Saturday, June 9, 2012

Keep those contacts!

No matter what business you’re thinking about starting, all those people you know are important. If you have been working for someone and have made contacts make sure you take them with you when you leave. Now, don’t misunderstand…if you are going into a similar business as the one you were employed, taking contacts may not be ethical. I am speaking only about a business where there would be no conflict of interest.
These contacts you have made are useful for a number of reasons. Last week’s installment “To be Social or not to be social that is the question” is one good example of where to use those contacts.
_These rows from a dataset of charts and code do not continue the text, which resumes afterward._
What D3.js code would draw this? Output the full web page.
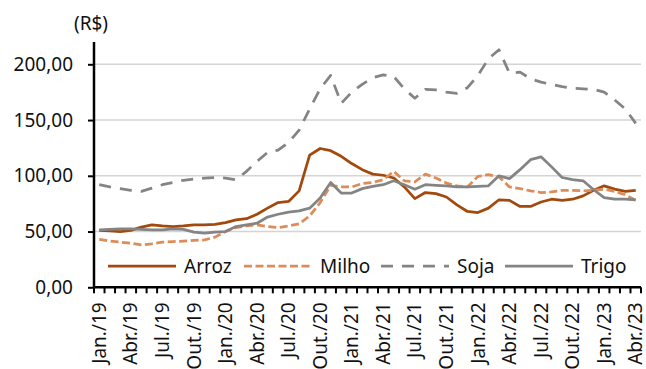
<!DOCTYPE html>
<html>
<head>
<meta charset="utf-8">
<script src="https://cdn.jsdelivr.net/npm/d3@7"></script>
<style>
  html, body { margin: 0; padding: 0; background: #fff; }
  svg { display: block; font-family: "Noto Sans", "Open Sans", sans-serif; }
</style>
</head>
<body>
<svg id="chart" width="646" height="369"></svg>
<script>
// Monthly prices (R$), Jan/2019 – Apr/2023
const monthNames = ["Jan.", "Fev.", "Mar.", "Abr.", "Mai.", "Jun.", "Jul.", "Ago.", "Set.", "Out.", "Nov.", "Dez."];
const years = ["19", "20", "21", "22", "23"];
const months = [];
years.forEach(y => monthNames.forEach(m => months.push(m + "/" + y)));
months.splice(52); // through Abr./23

const arroz = [51, 50.5, 50, 51, 54, 56, 55, 54.5, 55, 56, 56, 56.5,
  58, 60.5, 61.5, 65.5, 71, 76, 77, 86.5, 118.5, 124.5, 122.5, 117.5,
  111, 105.5, 101.5, 100.5, 98, 90, 79.5, 85, 84, 81, 74, 68,
  67, 71, 78.5, 78, 72.5, 72.5, 76.5, 79, 78, 79, 82, 87,
  91, 88, 86, 87];
const milho = [43, 41.5, 40.5, 39.5, 38, 39, 40.5, 41, 41.5, 42, 42.5, 45,
  50, 53.5, 55, 56, 54.5, 53.5, 55, 57, 64, 76, 91.5, 90,
  90, 93, 94, 96.5, 104, 95.5, 94.5, 101.5, 98, 93.5, 91, 90,
  99.5, 101, 99, 90, 88.5, 86.5, 85, 85.5, 87, 87, 86.5, 87,
  88, 86, 83, 78];
const soja = [92, 90, 88.5, 87, 86, 89, 92, 94, 96, 97, 98, 98.5,
  98, 96.5, 104, 113, 121, 123, 130, 141, 160, 178, 190, 165,
  175, 182, 188, 190.5, 189, 178, 169.5, 177.5, 177, 175, 174, 179,
  190, 205, 213, 192, 193, 187, 184, 182, 180, 178.5, 178, 177.5,
  175, 168, 160, 147];
const trigo = [51.5, 52, 52.5, 52.5, 52, 51.5, 51.5, 52.5, 52, 49.5, 48.5, 49.5,
  50, 54.5, 56, 57.5, 63, 65.5, 67.5, 68.5, 71, 80, 94, 84.5,
  84.5, 88.5, 90.5, 92, 95.5, 92, 88, 92, 91.5, 91, 90, 90,
  90.5, 91, 100, 97.5, 105.5, 114.5, 117, 108, 98.5, 96.5, 95.5, 87.5,
  80.5, 79, 79, 78.5];

const yTicks = [0, 50, 100, 150, 200];
const xTickLabels = months.filter((m, i) => i % 3 === 0);

const series = [
  { name: "Arroz", values: arroz, color: "#A24A0D", dash: null },
  { name: "Milho", values: milho, color: "#DE8C57", dash: "8,3.5" },
  { name: "Soja",  values: soja,  color: "#848484", dash: "12,9" },
  { name: "Trigo", values: trigo, color: "#848484", dash: null }
];

const svg = d3.select("#chart");
const plot = { left: 94, right: 641, top: 42, bottom: 287.3 };

const x = d3.scaleBand().domain(months).range([plot.left, plot.right]).padding(0);
const y = d3.scaleLinear().domain([0, 220]).range([plot.bottom, plot.top]);
const cx = m => x(m) + x.bandwidth() / 2;

const fmt = v => d3.format(".2f")(v).replace(".", ",");

// Horizontal gridlines
svg.append("g")
  .selectAll("line")
  .data(yTicks.filter(t => t > 0))
  .join("line")
  .attr("x1", plot.left).attr("x2", plot.right)
  .attr("y1", d => y(d)).attr("y2", d => y(d))
  .attr("stroke", "#d4d4d4").attr("stroke-width", 1.5);

// Series lines
const line = d3.line().x((d, i) => cx(months[i])).y(d => y(d));
svg.append("g")
  .selectAll("path")
  .data(series)
  .join("path")
  .attr("d", d => line(d.values))
  .attr("fill", "none")
  .attr("stroke", d => d.color)
  .attr("stroke-width", 2.75)
  .attr("stroke-linejoin", "round")
  .attr("stroke-dasharray", d => d.dash);

// Y axis
const yAxis = svg.append("g")
  .attr("transform", `translate(${plot.left},0)`)
  .call(d3.axisLeft(y).tickValues(yTicks).tickFormat(fmt).tickSize(6).tickPadding(15));
yAxis.select(".domain").attr("stroke", "#000").attr("stroke-width", 2.5)
  .attr("d", `M0,${plot.bottom}V${plot.top}`);
yAxis.selectAll(".tick line").attr("stroke", "#000").attr("stroke-width", 2);
yAxis.selectAll(".tick text").attr("font-size", 19).attr("fill", "#111")
  .attr("font-family", "'Noto Sans', sans-serif");

svg.append("text")
  .attr("x", 91).attr("y", 30)
  .attr("text-anchor", "middle")
  .attr("font-size", 19).attr("fill", "#111")
  .text("(R$)");

// X axis: a tick at each month boundary, labels every quarter
const xg = svg.append("g").attr("transform", `translate(0,${plot.bottom})`);
xg.append("line")
  .attr("x1", plot.left - 1).attr("x2", plot.right)
  .attr("stroke", "#000").attr("stroke-width", 2.5);
xg.selectAll("line.tick")
  .data(months.concat(["end"]))
  .join("line")
  .attr("class", "tick")
  .attr("x1", (d, i) => plot.left + i * x.bandwidth())
  .attr("x2", (d, i) => plot.left + i * x.bandwidth())
  .attr("y1", 0).attr("y2", 6)
  .attr("stroke", "#000").attr("stroke-width", 2);
xg.selectAll("text")
  .data(xTickLabels)
  .join("text")
  .attr("transform", d => `translate(${cx(d)},15) rotate(-90)`)
  .attr("text-anchor", "end")
  .attr("dy", "0.35em")
  .attr("font-size", 19).attr("fill", "#111")
  .text(d => d);

// Legend
const legendX = [108, 244, 381, 505];
const legend = svg.append("g").attr("transform", "translate(0,266)");
series.forEach((s, i) => {
  legend.append("line")
    .attr("x1", legendX[i]).attr("x2", legendX[i] + 68)
    .attr("stroke", s.color).attr("stroke-width", 2.75)
    .attr("stroke-dasharray", s.dash);
  legend.append("text")
    .attr("x", legendX[i] + 76).attr("dy", "0.35em")
    .attr("font-size", 19).attr("fill", "#111")
    .text(s.name);
});
</script>
</body>
</html>
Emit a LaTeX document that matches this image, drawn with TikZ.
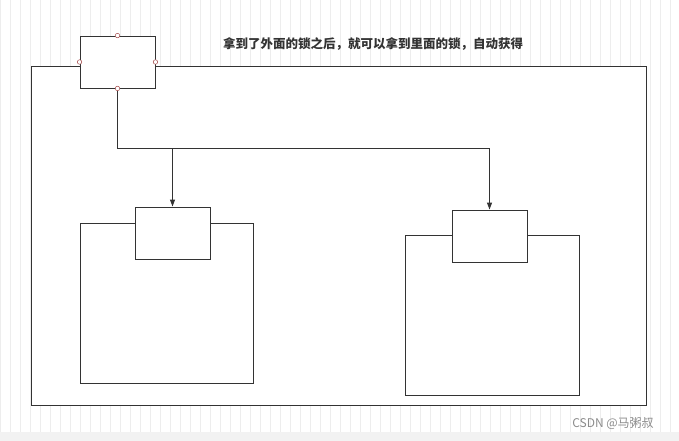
\documentclass[tikz,border=0pt]{standalone}
\usepackage{fontspec}
\newfontfamily\cjk{Noto Sans CJK SC}
\usetikzlibrary{arrows.meta}
\begin{document}
\begin{tikzpicture}[x=1pt,y=-1pt,
  box/.style={draw=black!80,line width=0.9pt,fill=white},
  port/.style={circle,draw=red!50!black!70,fill=white,inner sep=0pt,minimum size=4.5pt,line width=0.5pt},
  conn/.style={draw=black!80,line width=1pt,-{Triangle[length=7pt,width=5pt]}}]
\useasboundingbox (0,0) rectangle (679,441);
\fill[white] (0,0) rectangle (679,441);
\draw[black!7,line width=0.5pt] (0,0) grid[step=10] (679,432);
\fill[black!5] (0,432) rectangle (679,441);
\draw[box] (31,66) rectangle (646,405);
\node[box,minimum width=75pt,minimum height=52pt,inner sep=0pt] (lock) at (117.5,62) {};
\node[port] (pt) at (lock.north) {};
\node[port] (pl) at (lock.west) {};
\node[port] (pr) at (lock.east) {};
\node[port] (pb) at (lock.south) {};
\draw[box] (80,223) rectangle (253,383);
\draw[box] (405,235) rectangle (579,395);
\node[box,minimum width=75pt,minimum height=52pt,inner sep=0pt] (la) at (172.5,233) {};
\node[box,minimum width=75pt,minimum height=52pt,inner sep=0pt] (lb) at (489.5,236) {};
\coordinate (j) at (117.5,148);
\draw[conn] (pb) -- (j) -| (la.north);
\draw[conn] (j) -| (lb.north);
\node[font=\cjk\bfseries,text=black!80,scale=1.0] (t) at (373,44) {\fontsize{12.5}{14}\selectfont 拿到了外面的锁之后，就可以拿到里面的锁，自动获得};
\node[font=\cjk,text=black!45] (w) at (613,424) {\fontsize{12}{14}\selectfont CSDN @马粥叔};
\end{tikzpicture}
\end{document}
If you were part of a business network, such as LinkedIn, you may have more contacts than you realize to reach out to. For us it was critical to have these contacts as we are a consulting firm and all of the business contacts I had made were potential clients or could lead to potential clients. And so far, at least one of those former contacts has lead to steady income.
It really doesn’t matter what business you have started these former contacts can be customers for your products or services, ways to help spread the word about your new business or friends to help introduce you to the customers you need.
How you utilize these contacts and how much is another ethical issue. Hopefully, everyone reading this would be ethical in every way, but I have found sometimes it is more a case of etiquette lacking than ethics. There are a multitude of suggestions for promoting your business, most are legitimate, but some are just spam or grossly lacking in etiquette. If you decide to blanket all of your contacts, repeatedly, with e-mails about your business you may be performing spam or nearly so. I, for one, would have nothing to do with any business filling my in-box on a daily basis with their advertisements. In many cases you will eventually be blocked from their sites and all you have accomplished is to lose these valuable assets. Always respect your contacts and be aware your way of reaching them may only be through their employers e-mail or phone and you could jeopardize their position with extraneous communications.  
Make as much use of your contacts as possible, but only ethically and with etiquette in mind. Respect their time and privacy and do not treat them any different than you would want to be treated. In this way your contacts will work for you and you can keep them as friends of yourself and your business.